El siglo XII vio renacer el interés por el conocimiento en toda Europa, en parte como consecuencia del redescubrimiento de las obras de Aristóteles, el gran filósofo griego. Las comunidades de profesores, más tarde llamadas universidades, empezaron a competir con las escuelas, vinculadas a los monasterios y las catedrales. El acceso quedaba abierto a cualquier hombre libre que pudiera costearse sus estudios. No había exámenes de admisión. La idea de que una mujer estudiara resultaba inconcebible y así siguió siendo hasta el siglo XIX.

 

Los buenos profesores atraían a estudiantes llegados desde lugares muy lejanos. En cada universidad, los estudiantes se asociaban en diversas «fraternidades», unidos por intereses comunes (a veces su nacionalidad, pues muchos estaban lejos de su país), y solían recibir el nombre de «clérigos», pues muchos se proponían hacer carrera en la Iglesia. En los países del norte llevaban tonsura y sotana, mientras que en Italia llevaban batas hasta los pies, llamadas «cappas».

 

Rebelión contra un régimen austero

 

 

La jornada del estudiante comenzaba a las cinco de la mañana, con una misa obligatoria. El almuerzo era a las diez de la mañana y la cena a las seis de la tarde. Estaba prohibido hablar durante las comidas, mientras se leía la Biblia en voz alta. La disciplina era muy estricta: los juegos y la música estaban prohibidos. Sin embargo, muchos estudiantes se negaban a cumplir las normas. Un entristecido padre de Besançon escribió a su hijo: «He sabido que llevas una vida disoluta e indolente; que te permites todo tipo de licencias y que tocas la guitarra mientras los demás estudian».

 

Las tensiones entre los estudiantes y las gentes de la ciudad a veces explotaban. En Oxford, en 1355, tuvo lugar una batalla callejera que duró tres días y provocó 63 muertos, a causa de una disputa por la calidad del vino que se servía en cierta taberna local. Los estudiantes no siempre estaban exentos de culpa, pero los vigilantes encargados de mantener la disciplina eran a veces los instigadores del conflicto.

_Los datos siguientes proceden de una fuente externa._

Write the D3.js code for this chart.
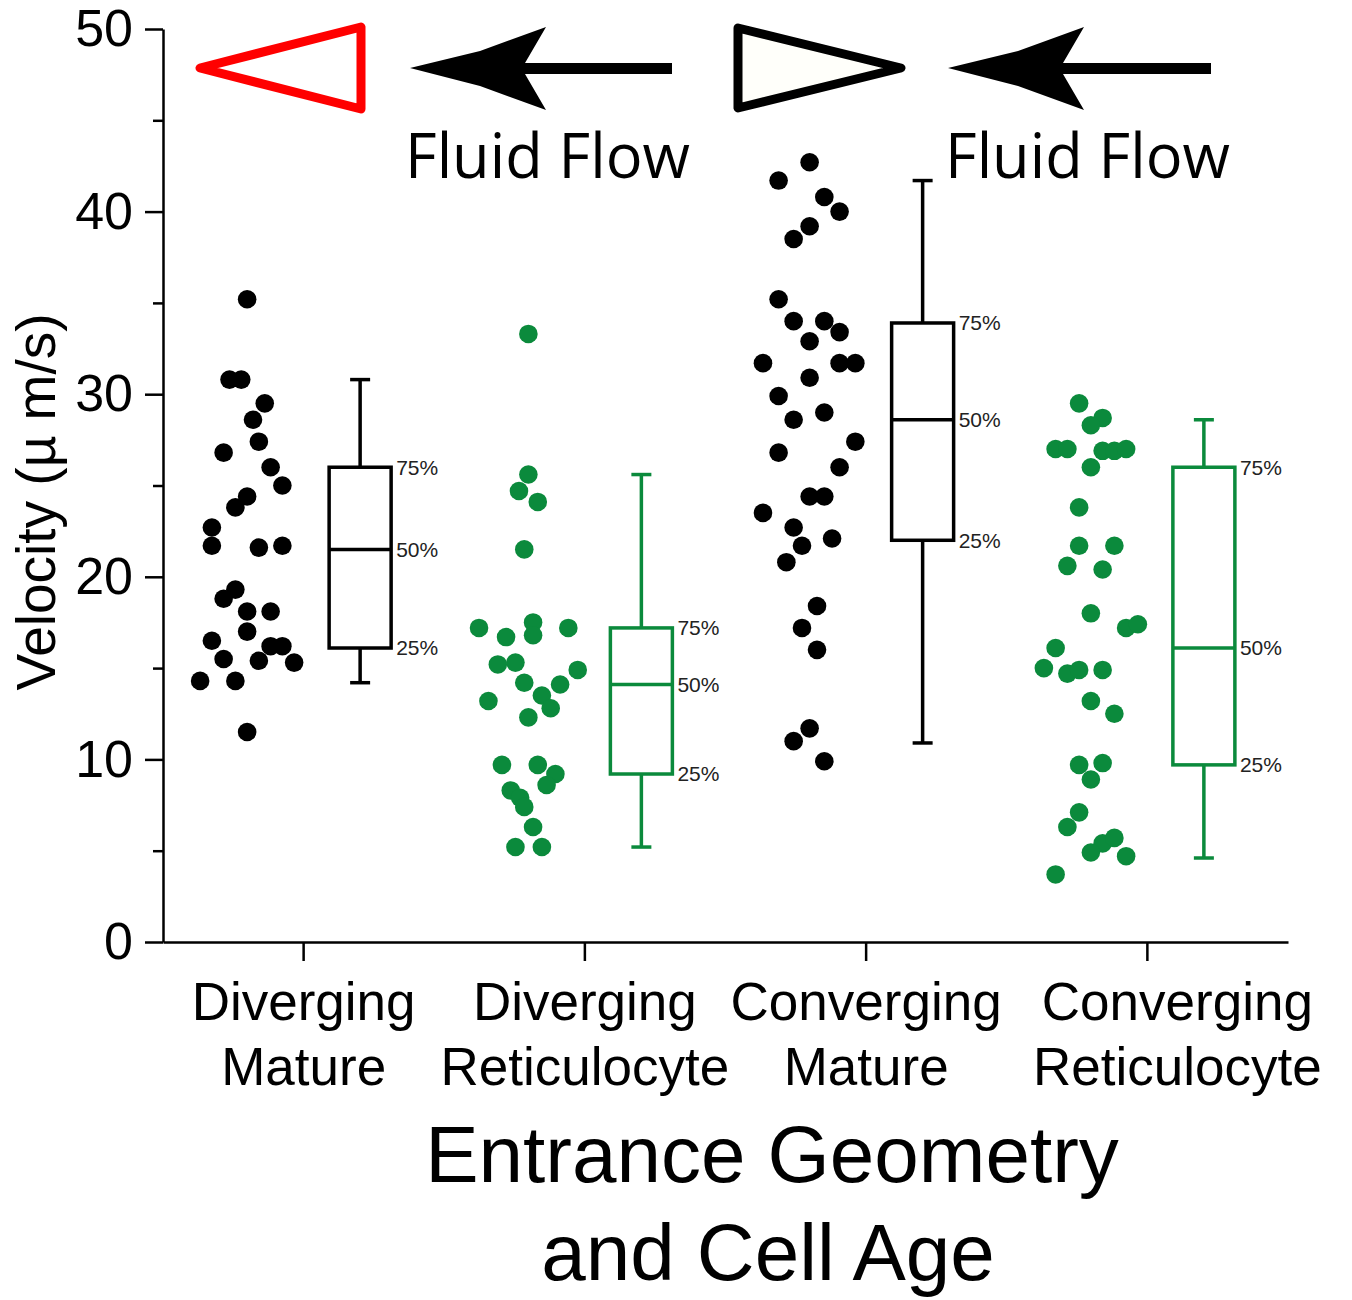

Siete años para alcanzar el conocimiento

 

Antes de la aparición de las universidades, en el siglo XIII, el saber tradicional se basaba en el quadrivium: geometría, aritmética, astronomía y música; y el trivium: gramática, retórica y lógica. Pero estas siete «artes liberales» tenían escaso impacto en los estudios universitarios.

 

El latín y la filosofía eran todo cuanto un estudiante necesitaba saber para obtener su título. Tras cuatro años de estudio se obtenía el título de Bachiller en Artes y después de otros tres años el de Maestro en Artes. Entre los textos figuraban traducciones latinas de libros matemáticos árabes y griegos, además de las obras de Aristóteles.